Tokyo, May 21: Without exception, leading Japanese banks on Friday unveiled steep losses for the last business year, indicating their battle to shed hefty bad loans is far from over.

They included the nation's biggest, Bank of Tokyo-Mitsubishi Ltd (BTM), which was the only one to refuse public funds under a government bank rehabilitation plan in March, opting instead to raise funds via new share issues and sales of assets including office buildings.

It took loan loss charges of 1.13 trillion yen ($9.1 billion) for the 1998-99 business year, against 1.43 trillion yen the previous year.

The bank had a parent current loss of 22.30 billion yen for1998/99 against a loss of 917.52 billion yen the previous year.

It left annual dividend payouts for 1998-99 at 8.5 yen per share, the same as the previous year. BTM's announcement came one day after another leading bank, Sanwa Bank Ltd, unveiled a steep parent current loss of 653.45 billion yen for 1998-99, also due to mopping up bad loans.

Seven other majorbanks --- Sumitomo Bank, Dai-Ichi Kangyo Bank, Sakura Bank, Tokai Bank, Asahi Bank, Fuji Bank, Bank of Yokohama -- announced similar losses after taking hefty loan loss charges.

All of them were recipients of public fund injections at the end of March, aimed at helping the banking sector unburden itself of bad loans that have hobbled it since the collapse of the late-1980s bubble of inflated asset prices.

Top banks are expected to take loan loss charges of about 10 trillion yen for 1998-99 in hopes of ending their long-running bad-loan woes and stemming fears of a corporate credit crunch.

The market remains sceptical, however, fearing bad loans could increase again if Japan's recession persists.

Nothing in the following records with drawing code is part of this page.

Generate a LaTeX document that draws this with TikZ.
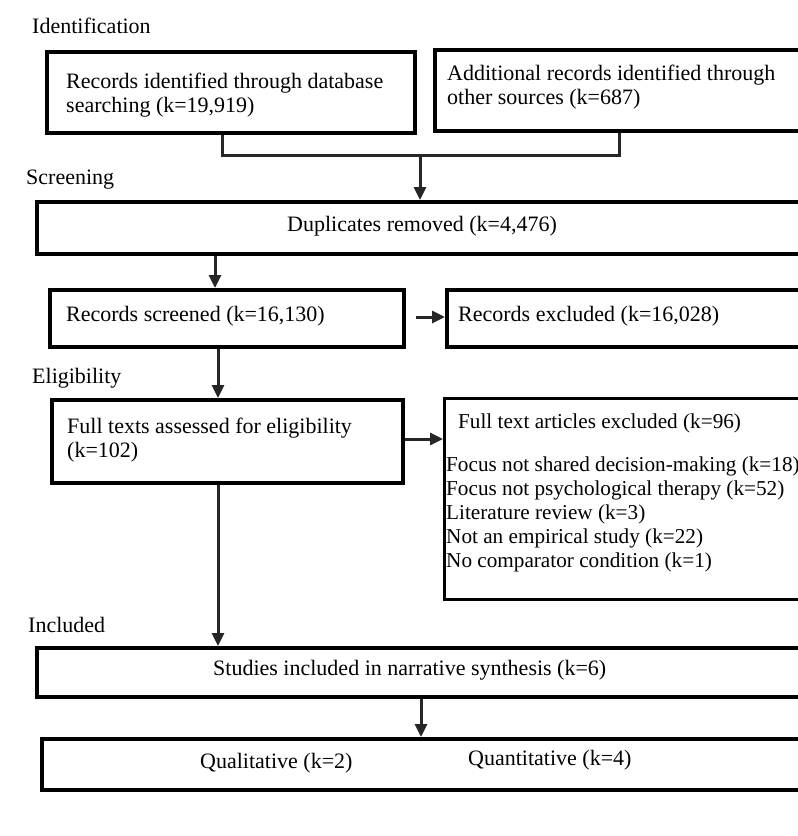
\documentclass[tikz,border=0pt]{standalone}
\usepackage{fontspec}
\setmainfont{Liberation Serif}
\usetikzlibrary{arrows.meta}
\tikzset{
  box/.style={draw=black, line width=4pt, rectangle, inner sep=0pt, anchor=north west, fill=white},
  thinbox/.style={box, line width=3pt},
  txt/.style={inner sep=0pt, align=left, font=\fontsize{22}{24}\selectfont},
  listtxt/.style={inner sep=0pt, align=left, font=\fontsize{21.2}{24}\selectfont},
  conn/.style={line width=3pt, draw=black!85},
  arr/.style={conn, -{Triangle[length=13pt,width=12pt]}},
}
\begin{document}
\begin{tikzpicture}[x=1pt,y=-1pt]
\useasboundingbox (0,0) rectangle (798,836);
\fill[white] (0,0) rectangle (798,836);
\clip (0,0) rectangle (798,836);

% stage labels
\node[txt, anchor=west] (lid) at (32,26) {Identification};
\node[txt, anchor=west] (lsc) at (26,180) {Screening};
\node[txt, anchor=west] (lel) at (32,378) {Eligibility};
\node[txt, anchor=west] (lin) at (28,625) {Included};

% boxes
\node[box, minimum width=368pt, minimum height=81pt] (b1) at (45,50) {};
\node[box, minimum width=400pt, minimum height=81pt] (b2) at (433,48) {};
\node[box, minimum width=800pt, minimum height=52pt] (b3) at (35,200) {};
\node[box, minimum width=354pt, minimum height=57pt] (b4) at (48,288) {};
\node[box, minimum width=400pt, minimum height=57pt] (b5) at (445,288) {};
\node[box, minimum width=351pt, minimum height=83pt] (b6) at (50,398) {};
\node[thinbox, minimum width=400pt, minimum height=201pt] (b7) at (443,397) {};
\node[box, minimum width=800pt, minimum height=49pt] (b8) at (35,646) {};
\node[box, minimum width=800pt, minimum height=51pt] (b9) at (40,737) {};

% texts
\node[txt, anchor=west] (t1) at (66,95) {Records identified through database\\searching (k=19,919)};
\node[txt, anchor=west] (t2) at (447,87) {Additional records identified through\\other sources (k=687)};
\node[txt, anchor=west] (t3) at (287,226) {Duplicates removed (k=4,476)};
\node[txt, anchor=west] (t4) at (66,316) {Records screened (k=16,130)};
\node[txt, anchor=west] (t5) at (458,316) {Records excluded (k=16,028)};
\node[txt, anchor=west] (t6) at (67,440) {Full texts assessed for eligibility\\(k=102)};
\node[listtxt, anchor=west] (t7) at (458,423) {Full text articles excluded (k=96)};
\node[listtxt, anchor=west] (t7b) at (446,514) {Focus not shared decision-making (k=18)\\Focus not psychological therapy (k=52)\\Literature review (k=3)\\Not an empirical study (k=22)\\No comparator condition (k=1)};
\node[txt, anchor=west] (t8) at (213,670) {Studies included in narrative synthesis (k=6)};
\node[txt, anchor=west] (t9a) at (200,763) {Qualitative (k=2)};
\node[txt, anchor=west] (t9b) at (468,760) {Quantitative (k=4)};

% connectors
\coordinate (j1) at (222,155);
\coordinate (j2) at (619,155);
\coordinate (jm) at (420,155);
\draw[conn] (b1.south -| j1) -- (j1) -- (j2) -- (b2.south -| j2);
\draw[arr] (jm) -- (jm |- b3.north);

\coordinate (x1) at (215,0);
\draw[arr] (b3.south -| x1) -- (b4.north -| x1);
\coordinate (x2) at (218,0);
\draw[arr] (b4.south -| x2) -- (b6.north -| x2);
\draw[arr] (b6.south -| x2) -- (b8.north -| x2);

\coordinate (y1) at (0,317);
\draw[arr, shorten <=10pt] (b4.east |- y1) -- (b5.west |- y1);
\coordinate (y2) at (0,439);
\draw[arr] (b6.east |- y2) -- (b7.west |- y2);

\coordinate (x3) at (421,0);
\draw[arr] (b8.south -| x3) -- (b9.north -| x3);
\end{tikzpicture}
\end{document}
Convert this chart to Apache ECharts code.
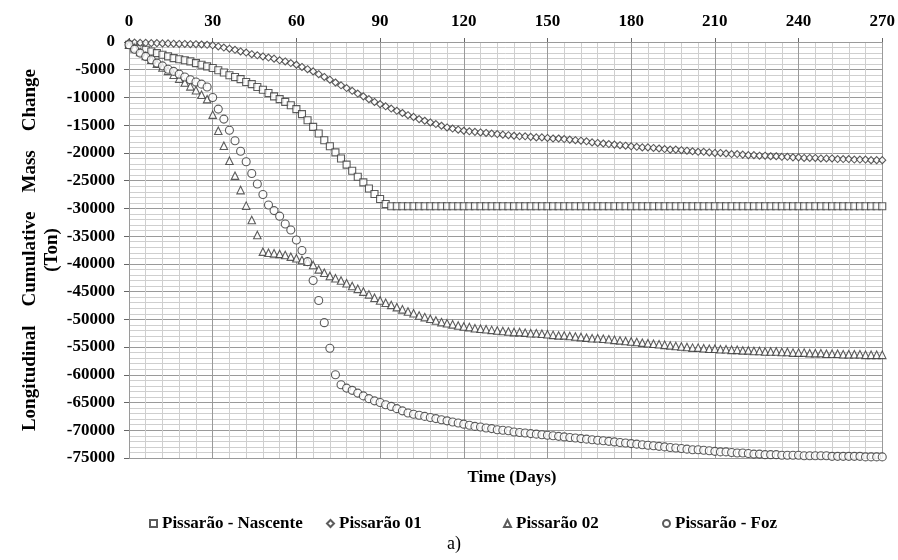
<!DOCTYPE html>
<html>
<head>
<meta charset="utf-8">
<script src="https://cdn.jsdelivr.net/npm/echarts@6/dist/echarts.min.js"></script>
<style>
  html, body { margin: 0; padding: 0; background: #fff; }
  #main { width: 898px; height: 560px; }
</style>
</head>
<body>
<div id="main"></div>
<script>
// time axis: one sample every 2 days, 0..270
var days = [];
for (var d = 0; d <= 270; d += 2) days.push(d);

var xTicks = [0, 30, 60, 90, 120, 150, 180, 210, 240, 270];
var yTicks = [0, -5000, -10000, -15000, -20000, -25000, -30000, -35000, -40000,
    -45000, -50000, -55000, -60000, -65000, -70000, -75000];

var seriesNames = ["Pissarão - Nascente", "Pissarão 01", "Pissarão 02", "Pissarão - Foz"];

// Pissarão - Nascente (squares)
var nascente = [
    -500, -900, -1200, -1400, -1700, -2000, -2300, -2600, -2900, -3100,
    -3300, -3500, -3800, -4100, -4400,
    -4700, -5100, -5500, -6000, -6300, -6700, -7200, -7600, -8100, -8600,
    -9200, -9800, -10300, -10800, -11400,
    -12100, -13000, -14100, -15300, -16500, -17700, -18800, -19900, -21000, -22100,
    -23200, -24300, -25300, -26400, -27400, -28300, -29200,
    -29600, -29600, -29600, -29600, -29600, -29600, -29600, -29600, -29600, -29600,
    -29600, -29600, -29600, -29600, -29600, -29600, -29600, -29600, -29600, -29600,
    -29600, -29600, -29600, -29600, -29600, -29600, -29600, -29600, -29600, -29600,
    -29600, -29600, -29600, -29600, -29600, -29600, -29600, -29600, -29600, -29600,
    -29600, -29600, -29600, -29600, -29600, -29600, -29600, -29600, -29600, -29600,
    -29600, -29600, -29600, -29600, -29600, -29600, -29600, -29600, -29600, -29600,
    -29600, -29600, -29600, -29600, -29600, -29600, -29600, -29600, -29600, -29600,
    -29600, -29600, -29600, -29600, -29600, -29600, -29600, -29600, -29600, -29600,
    -29600, -29600, -29600, -29600, -29600, -29600, -29600, -29600, -29600
];

// Pissarão 01 (diamonds)
var p01 = [
    -100, -100, -150, -150, -200, -200, -250, -250, -300, -350,
    -350, -400, -400, -450, -500, -600, -800, -1000, -1200, -1400,
    -1700, -1900, -2200, -2400, -2600, -2800, -3000, -3300, -3500, -3800,
    -4100, -4500, -4900, -5300, -5800, -6300, -6800, -7300, -7800, -8300,
    -8800, -9300, -9800, -10300, -10800, -11200, -11600, -12000, -12400, -12800,
    -13200, -13500, -13900, -14200, -14500, -14800, -15100, -15400, -15600, -15800,
    -16000, -16100, -16200, -16300, -16400, -16500, -16600, -16700, -16800, -16900,
    -17000, -17000, -17100, -17200, -17200, -17300, -17400, -17400, -17500, -17600,
    -17700, -17800, -17900, -18100, -18200, -18300, -18400, -18500, -18600, -18700,
    -18800, -18900, -19000, -19000, -19100, -19200, -19300, -19400, -19400, -19500,
    -19600, -19700, -19800, -19800, -19900, -20000, -20000, -20100, -20200, -20200,
    -20300, -20400, -20400, -20500, -20500, -20600, -20600, -20700, -20700, -20800,
    -20800, -20900, -20900, -20900, -21000, -21000, -21000, -21100, -21100, -21100,
    -21200, -21200, -21200, -21300, -21300, -21300
];

// Pissarão 02 (triangles)
var p02 = [
    -500, -1100, -1800, -2500, -3200, -3900, -4600, -5200, -5900, -6600,
    -7300, -8000, -8700, -9500, -10300, -13100, -16000, -18700, -21400, -24100,
    -26700, -29500, -32100, -34800, -37800, -38000, -38100, -38200, -38400, -38700,
    -39000, -39300, -39600, -40200, -41000, -41600, -42200, -42600, -43000, -43500,
    -44000, -44500, -45000, -45500, -46100, -46600, -47000, -47400, -47800, -48200,
    -48600, -48900, -49300, -49600, -49900, -50200, -50500, -50700, -50900, -51100,
    -51300, -51400, -51600, -51700, -51800, -51900, -52000, -52100, -52200, -52300,
    -52300, -52400, -52500, -52500, -52600, -52700, -52800, -52900, -52900, -53000,
    -53100, -53200, -53300, -53400, -53400, -53500, -53600, -53700, -53800, -53900,
    -54000, -54100, -54200, -54300, -54400, -54500, -54600, -54700, -54800, -54900,
    -55000, -55100, -55100, -55200, -55300, -55300, -55400, -55400, -55500, -55500,
    -55600, -55600, -55700, -55700, -55800, -55800, -55800, -55900, -55900, -56000,
    -56000, -56000, -56100, -56100, -56100, -56200, -56200, -56200, -56300, -56300,
    -56300, -56300, -56400, -56400, -56400, -56400
];

// Pissarão - Foz (circles)
var foz = [
    -500, -1300, -2000, -2600, -3200, -3800, -4300, -4900, -5300, -5800,
    -6300, -6800, -7200, -7600, -8100, -10000, -12100, -13900, -15900, -17800,
    -19700, -21600, -23700, -25600, -27500, -29400, -30400, -31400, -32800, -33900,
    -35700, -37600, -39600, -43000, -46600, -50600, -55200, -60000, -61800, -62400,
    -62800, -63300, -63800, -64300, -64700, -65000, -65400, -65700, -66100, -66500,
    -66900, -67100, -67300, -67500, -67700, -67900, -68100, -68300, -68500, -68700,
    -68900, -69100, -69300, -69400, -69600, -69700, -69900, -70000, -70100, -70300,
    -70400, -70500, -70600, -70700, -70800, -70900, -71000, -71100, -71200, -71300,
    -71400, -71500, -71600, -71700, -71800, -71900, -72000, -72100, -72200, -72300,
    -72400, -72500, -72600, -72700, -72800, -72900, -73000, -73100, -73200, -73300,
    -73400, -73500, -73500, -73600, -73700, -73800, -73900, -73900, -74000, -74100,
    -74100, -74200, -74300, -74300, -74400, -74400, -74400, -74500, -74500, -74500,
    -74500, -74600, -74600, -74600, -74600, -74600, -74700, -74700, -74700, -74700,
    -74700, -74700, -74800, -74800, -74800, -74800
];

var symbols = ['rect', 'diamond', 'triangle', 'circle'];
var legendLeft = [144, 321, 498, 657];

function pairs(vals) {
    return days.map(function (d, i) { return [d, vals[i]]; });
}

var serif = "'Liberation Serif', 'DejaVu Serif', serif";
var majorColor = '#9a9a9a';
var minorColor = '#cfcfcf';

var chart = echarts.init(document.getElementById('main'));

function markerSeries(idx, size, vals) {
    return {
        name: seriesNames[idx],
        type: 'scatter',
        symbol: symbols[idx],
        symbolSize: size,
        data: pairs(vals),
        itemStyle: { color: '#fff', borderColor: '#333', borderWidth: 1.1 },
        animation: false
    };
}

// one legend box per entry so each can sit where the original has it
var legends = seriesNames.map(function (n, i) {
    return {
        data: [{ name: n, icon: symbols[i] }],
        left: legendLeft[i], top: 510,
        itemWidth: 7, itemHeight: 7,
        textStyle: { fontFamily: serif, fontWeight: 'bold', fontSize: 17, color: '#000' }
    };
});

var option = {
    backgroundColor: '#fff',
    animation: false,
    title: [
        {
            text: 'Time (Days)', left: 507, top: 464, textAlign: 'center',
            textStyle: { fontFamily: serif, fontWeight: 'bold', fontSize: 17, color: '#000' }
        },
        {
            text: 'a)', left: 449, top: 530, textAlign: 'center',
            textStyle: { fontFamily: serif, fontWeight: 'normal', fontSize: 18, color: '#000' }
        }
    ],
    legend: legends,
    grid: { left: 129, right: 14, top: 42, bottom: 102, containLabel: false },
    xAxis: {
        type: 'value', position: 'top',
        min: 0, max: 270, interval: 30,
        axisLine: { show: true, lineStyle: { color: majorColor } },
        axisTick: { show: true, length: 4, lineStyle: { color: '#666' } },
        minorTick: { show: false, splitNumber: 5 },
        splitLine: { show: true, lineStyle: { color: majorColor, width: 1 } },
        minorSplitLine: { show: true, lineStyle: { color: minorColor, width: 1 } },
        axisLabel: {
            margin: 12, fontFamily: serif, fontWeight: 'bold', fontSize: 17, color: '#000',
            formatter: function (v) { return xTicks.indexOf(v) >= 0 ? String(v) : ''; }
        }
    },
    yAxis: {
        type: 'value',
        min: -75000, max: 0, interval: 5000,
        name: 'Longitudinal    Cumulative    Mass    Change\n(Ton)',
        nameLocation: 'middle', nameRotate: 90, nameGap: 66, nameMoveOverlap: false,
        nameTextStyle: { fontFamily: serif, fontWeight: 'bold', fontSize: 19, color: '#000', lineHeight: 22, align: 'center' },
        axisLine: { show: true, lineStyle: { color: majorColor } },
        axisTick: { show: true, length: 5, lineStyle: { color: '#666' } },
        minorTick: { show: false, splitNumber: 5 },
        splitLine: { show: true, lineStyle: { color: majorColor, width: 1 } },
        minorSplitLine: { show: true, lineStyle: { color: minorColor, width: 1 } },
        axisLabel: {
            margin: 14, fontFamily: serif, fontWeight: 'bold', fontSize: 17, color: '#000',
            formatter: function (v) { return yTicks.indexOf(v) >= 0 ? String(v) : ''; }
        }
    },
    series: [
        markerSeries(0, 7, nascente),
        markerSeries(1, 7, p01),
        markerSeries(2, 7.5, p02),
        markerSeries(3, 8, foz)
    ]
};

chart.setOption(option);
</script>
</body>
</html>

Japan's top 15 banks are estimated to have held some 20 trillion yen in problem loans at the end of March under a stricter accounting standards set by the government late last year.

BTM said its problem loans under the new standard, including other claims such as debt guarantees, totalled 2.16 trillion yen atthe end of March.

Japan's top banks received 7.46 trillion yen in public funds in March in exchange for pledges to speed up bad loan disposals and streamline operations via job cuts and office closures under financial regulators' careful monitoring.